Que entrem os Sensible Soccers. A cada concerto que vemos, saem-se cada vez melhor. É um orgulho termos uma banda assim em Portugal. O início puxa a deitar na relva e deixar os sintetizadores inundar-nos os sentidos, mas de seguida entram as batidas espaciais, que impelem a bater a pé e mexer os ombros. O sistema de som, que tem sido quase sempre impecável, deixa entrever todos os detalhes das canções que misturam pop rock psicadélico com uma electrónica texturizada. A banda também está notoriamente mais confortável nos concertos ao vivo, passando ao público a sua alegria por estar a fazer o que gostam, que os recebeu da melhor forma.
Neste dia, a altura de levantar chega mais cedo, com os mestres Azymuth. Com 42 anos de uma carreira internacional, que os torna numa das mais importantes bandas brasileiras, Alex Malheiros, Ivan Conti e Kiko Continentino (que substitui um dos membros da formação original, falecido em 2012) partilham com o público do Lisb-ON aquilo a que eles chamam “samba doido”, mas que para nós é a definição de música de fim de tarde. Não havia concerto mais indicado para o festival ou para aquela hora. Passando por diferentes épocas da sua carreira, os Azymuth contagiaram o público com a sua alegria e puseram-no a abanar o corpo. Tocaram até para lá da hora prevista, tal não foi a reacção do público e da banda àquela partilha de amor. E, de qualquer forma, não se interrompem os mestres. “O meu coração está feliz”, diz Ivan Conti. O nosso também.

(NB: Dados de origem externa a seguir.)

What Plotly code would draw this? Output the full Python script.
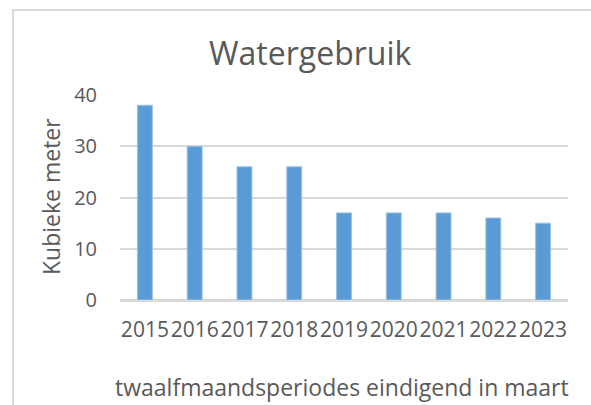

A massa de gente já se estende até mais longe que na véspera, engrossando para assistir ao set de uma lenda, DJ Harvey, que foi uma lição de como desenvolver mais de duas horas de música de dança sem monotonias. De uma forma fenomenal, o set modela-se ao ambiente, que pela altura do lusco-fusco, com a luminosidade a mudar abruptamente, pedia músicas diferentes. E Harvey Basset assim o fez, com o seu à-vontade e postura características. Inicialmente, com laivos de space disco, dançar ao som daquelas músicas parecia uma viagem, perfeita para perdermos preconceitos e abanarmos o corpo como quisermos. A intensidade aumenta e aumenta até ao final apoteótico de rock, que dá por terminada a actuação do DJ mais cool do planeta.
Por esta altura já temos um dos elementos mais importantes do festival, a iluminação. As árvores deixam-se pintalgar pelos holofotes coloridos, tomando tons de rosa, verde e branco, num jogo de cores sedutor que acolhe o povo. Mais os efeitos de projecção que se manifestam atrás dos artistas, e temos um festival que dificilmente é ultrapassado em termos de beleza.

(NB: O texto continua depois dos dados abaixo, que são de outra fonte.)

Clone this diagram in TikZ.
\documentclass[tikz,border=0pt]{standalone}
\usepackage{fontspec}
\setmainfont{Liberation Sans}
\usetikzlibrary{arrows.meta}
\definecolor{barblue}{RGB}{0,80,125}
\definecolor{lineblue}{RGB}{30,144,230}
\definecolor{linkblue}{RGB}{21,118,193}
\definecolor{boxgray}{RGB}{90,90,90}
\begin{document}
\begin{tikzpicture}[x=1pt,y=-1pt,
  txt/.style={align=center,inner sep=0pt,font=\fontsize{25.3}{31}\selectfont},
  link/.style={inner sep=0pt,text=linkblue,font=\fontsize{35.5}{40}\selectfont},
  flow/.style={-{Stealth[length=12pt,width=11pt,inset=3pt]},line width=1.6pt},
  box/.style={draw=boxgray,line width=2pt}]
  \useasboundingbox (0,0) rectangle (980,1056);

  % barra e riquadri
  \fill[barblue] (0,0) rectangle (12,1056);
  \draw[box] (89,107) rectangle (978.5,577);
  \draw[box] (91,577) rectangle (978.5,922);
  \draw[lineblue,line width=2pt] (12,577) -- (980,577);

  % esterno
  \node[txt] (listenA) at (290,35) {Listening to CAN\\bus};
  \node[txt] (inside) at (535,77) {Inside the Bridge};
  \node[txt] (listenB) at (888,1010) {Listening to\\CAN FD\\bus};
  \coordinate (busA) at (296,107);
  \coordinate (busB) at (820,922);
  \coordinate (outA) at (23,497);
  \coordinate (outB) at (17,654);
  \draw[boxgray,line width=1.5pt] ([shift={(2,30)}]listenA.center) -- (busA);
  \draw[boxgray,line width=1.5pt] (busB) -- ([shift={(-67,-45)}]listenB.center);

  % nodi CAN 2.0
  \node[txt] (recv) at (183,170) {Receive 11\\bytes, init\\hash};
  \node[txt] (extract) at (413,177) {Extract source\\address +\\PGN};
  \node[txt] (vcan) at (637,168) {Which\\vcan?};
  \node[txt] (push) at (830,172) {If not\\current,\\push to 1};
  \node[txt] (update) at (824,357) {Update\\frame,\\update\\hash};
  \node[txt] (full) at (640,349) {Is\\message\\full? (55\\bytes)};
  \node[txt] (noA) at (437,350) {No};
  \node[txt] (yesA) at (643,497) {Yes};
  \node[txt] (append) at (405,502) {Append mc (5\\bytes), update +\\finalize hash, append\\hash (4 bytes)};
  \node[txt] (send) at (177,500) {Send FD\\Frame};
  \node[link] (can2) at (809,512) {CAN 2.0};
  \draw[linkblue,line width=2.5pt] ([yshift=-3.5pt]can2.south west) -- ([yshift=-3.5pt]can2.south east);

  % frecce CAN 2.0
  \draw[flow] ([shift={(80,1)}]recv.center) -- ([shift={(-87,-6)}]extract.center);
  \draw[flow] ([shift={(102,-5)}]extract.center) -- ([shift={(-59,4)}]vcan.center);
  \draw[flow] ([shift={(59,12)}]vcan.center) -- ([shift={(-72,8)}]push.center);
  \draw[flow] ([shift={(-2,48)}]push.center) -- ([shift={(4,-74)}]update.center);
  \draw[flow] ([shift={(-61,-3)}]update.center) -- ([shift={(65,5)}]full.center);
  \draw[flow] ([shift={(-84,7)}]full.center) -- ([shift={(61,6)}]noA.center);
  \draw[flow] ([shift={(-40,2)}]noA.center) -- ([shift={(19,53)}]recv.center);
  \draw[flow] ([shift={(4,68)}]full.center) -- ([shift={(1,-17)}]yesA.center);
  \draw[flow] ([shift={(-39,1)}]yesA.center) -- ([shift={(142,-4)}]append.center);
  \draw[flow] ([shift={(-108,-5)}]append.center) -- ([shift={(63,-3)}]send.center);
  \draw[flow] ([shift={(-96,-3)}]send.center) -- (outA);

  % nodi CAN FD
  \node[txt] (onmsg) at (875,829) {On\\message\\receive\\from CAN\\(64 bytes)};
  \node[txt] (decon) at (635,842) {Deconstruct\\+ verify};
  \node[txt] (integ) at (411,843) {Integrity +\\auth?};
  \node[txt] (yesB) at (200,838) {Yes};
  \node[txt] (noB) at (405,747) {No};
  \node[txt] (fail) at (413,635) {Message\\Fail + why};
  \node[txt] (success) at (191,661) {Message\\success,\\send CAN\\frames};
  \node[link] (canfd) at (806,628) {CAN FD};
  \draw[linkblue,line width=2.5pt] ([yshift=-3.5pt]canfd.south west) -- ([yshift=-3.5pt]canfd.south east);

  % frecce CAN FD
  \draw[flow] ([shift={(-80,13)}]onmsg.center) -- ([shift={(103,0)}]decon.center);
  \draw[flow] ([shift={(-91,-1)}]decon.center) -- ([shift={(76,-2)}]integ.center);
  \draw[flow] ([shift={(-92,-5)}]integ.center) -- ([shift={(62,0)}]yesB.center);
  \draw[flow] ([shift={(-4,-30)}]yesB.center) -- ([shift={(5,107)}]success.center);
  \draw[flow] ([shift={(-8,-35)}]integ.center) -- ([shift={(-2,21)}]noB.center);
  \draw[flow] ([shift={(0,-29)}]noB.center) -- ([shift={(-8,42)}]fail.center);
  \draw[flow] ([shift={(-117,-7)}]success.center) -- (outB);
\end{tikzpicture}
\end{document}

Quase sem pausas, entra Tale of Us. Supostamente um duo, mas aqui apenas surgiu um dos elementos. Escolhidos como os melhores DJs de 2015 pela revista Mixmag, as expectativas eram altas. O set foi quase sempre povoado por um pulsar techno que passa pelo corpo como uma onda de choque que puxa à dança, com uma intensidade brutal, mais uma vez exacerbada pela qualidade imensa do sistema de som. O público aderiu bem, dançando e celebrando à medida que o set ia avançando para mais altas horas da noite (com as limitações do horário do festival, claro), mas a nós pareceu-nos que foi menos interessante que o análogo do dia anterior. Após vermos Dixon ou DJ Harvey, parece que agora denotamos menos nuances sonoras, que o tornam mais linear. Apesar de tudo, nunca se pára de dançar no jardim sonoro.
O dia seguinte traz Jungle, Max Graef, Gerd Janson, Marcos Valle e João Tenreiro.